# THE PROBLEM:
Transcribe the whole listing without a single picture.

# GIVEN DATA:

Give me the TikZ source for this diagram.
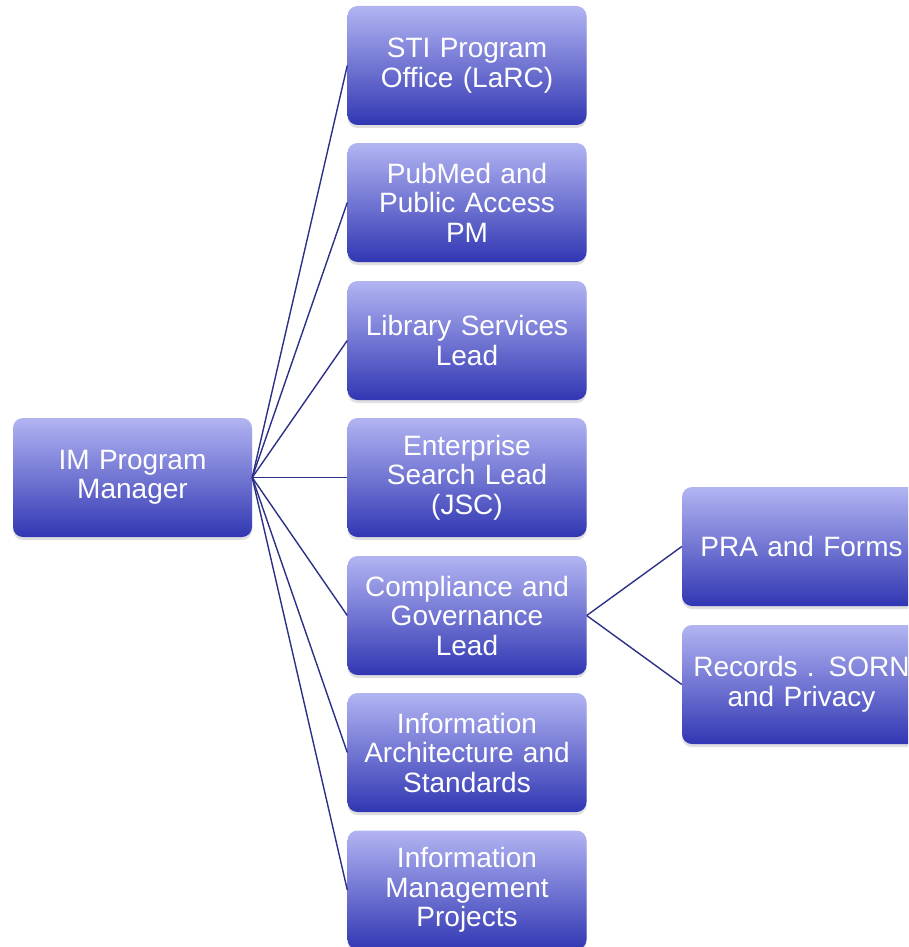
\documentclass[tikz,border=0pt]{standalone}
\usepackage{fontspec}
\setmainfont{Liberation Sans}
\usetikzlibrary{shadows}
\definecolor{boxtop}{HTML}{B2B4F2}
\definecolor{boxbot}{HTML}{3137B3}
\definecolor{linkcol}{HTML}{2C3087}
\tikzset{
  orgbox/.style={rectangle, rounded corners=10pt, minimum width=239pt, minimum height=119pt,
    text width=225pt, align=center, inner sep=0pt, text=white,
    top color=boxtop, bottom color=boxbot, draw=none,
    font=\fontsize{28}{29.5}\selectfont,
    drop shadow={opacity=0.25, shadow xshift=0pt, shadow yshift=-3pt}},
  link/.style={draw=linkcol, line width=1.4pt}
}
\begin{document}
\begin{tikzpicture}[x=1pt,y=-1pt]
\useasboundingbox (0,0) rectangle (908,947);
\clip (0,0) rectangle (908,947);
\node[orgbox] (root) at (132.5,477.5) {IM Program\\Manager};
\node[orgbox] (c1) at (467,65.5) {STI Program\\Office (LaRC)};
\node[orgbox] (c2) at (467,202.5) {PubMed and\\Public Access\\PM};
\node[orgbox] (c3) at (467,340.5) {Library Services\\Lead};
\node[orgbox] (c4) at (467,477.5) {Enterprise\\Search Lead\\(JSC)};
\node[orgbox] (c5) at (467,615.5) {Compliance and\\Governance\\Lead};
\node[orgbox] (c6) at (467,752.5) {Information\\Architecture and\\Standards};
\node[orgbox] (c7) at (467,890) {Information\\Management\\Projects};
\node[orgbox] (g1) at (801.5,546.5) {PRA and Forms};
\node[orgbox] (g2) at (801.5,684.5) {Records . SORN\\and Privacy};
\foreach \c in {c1,c2,c3,c4,c5,c6,c7}
  \draw[link] (root.east) -- (\c.west);
\draw[link] (c5.east) -- (g1.west);
\draw[link] (c5.east) -- (g2.west);
\end{tikzpicture}
\end{document}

# ANSWER TO THE PROBLEM:
Give me the TikZ source for this diagram.
\documentclass[tikz,border=0pt]{standalone}
\usepackage{fontspec}
\setmainfont{Liberation Sans}
\usetikzlibrary{shadows}
\definecolor{boxtop}{HTML}{B2B4F2}
\definecolor{boxbot}{HTML}{3137B3}
\definecolor{linkcol}{HTML}{2C3087}
\tikzset{
  orgbox/.style={rectangle, rounded corners=10pt, minimum width=239pt, minimum height=119pt,
    text width=225pt, align=center, inner sep=0pt, text=white,
    top color=boxtop, bottom color=boxbot, draw=none,
    font=\fontsize{28}{29.5}\selectfont,
    drop shadow={opacity=0.25, shadow xshift=0pt, shadow yshift=-3pt}},
  link/.style={draw=linkcol, line width=1.4pt}
}
\begin{document}
\begin{tikzpicture}[x=1pt,y=-1pt]
\useasboundingbox (0,0) rectangle (908,947);
\clip (0,0) rectangle (908,947);
\node[orgbox] (root) at (132.5,477.5) {IM Program\\Manager};
\node[orgbox] (c1) at (467,65.5) {STI Program\\Office (LaRC)};
\node[orgbox] (c2) at (467,202.5) {PubMed and\\Public Access\\PM};
\node[orgbox] (c3) at (467,340.5) {Library Services\\Lead};
\node[orgbox] (c4) at (467,477.5) {Enterprise\\Search Lead\\(JSC)};
\node[orgbox] (c5) at (467,615.5) {Compliance and\\Governance\\Lead};
\node[orgbox] (c6) at (467,752.5) {Information\\Architecture and\\Standards};
\node[orgbox] (c7) at (467,890) {Information\\Management\\Projects};
\node[orgbox] (g1) at (801.5,546.5) {PRA and Forms};
\node[orgbox] (g2) at (801.5,684.5) {Records . SORN\\and Privacy};
\foreach \c in {c1,c2,c3,c4,c5,c6,c7}
  \draw[link] (root.east) -- (\c.west);
\draw[link] (c5.east) -- (g1.west);
\draw[link] (c5.east) -- (g2.west);
\end{tikzpicture}
\end{document}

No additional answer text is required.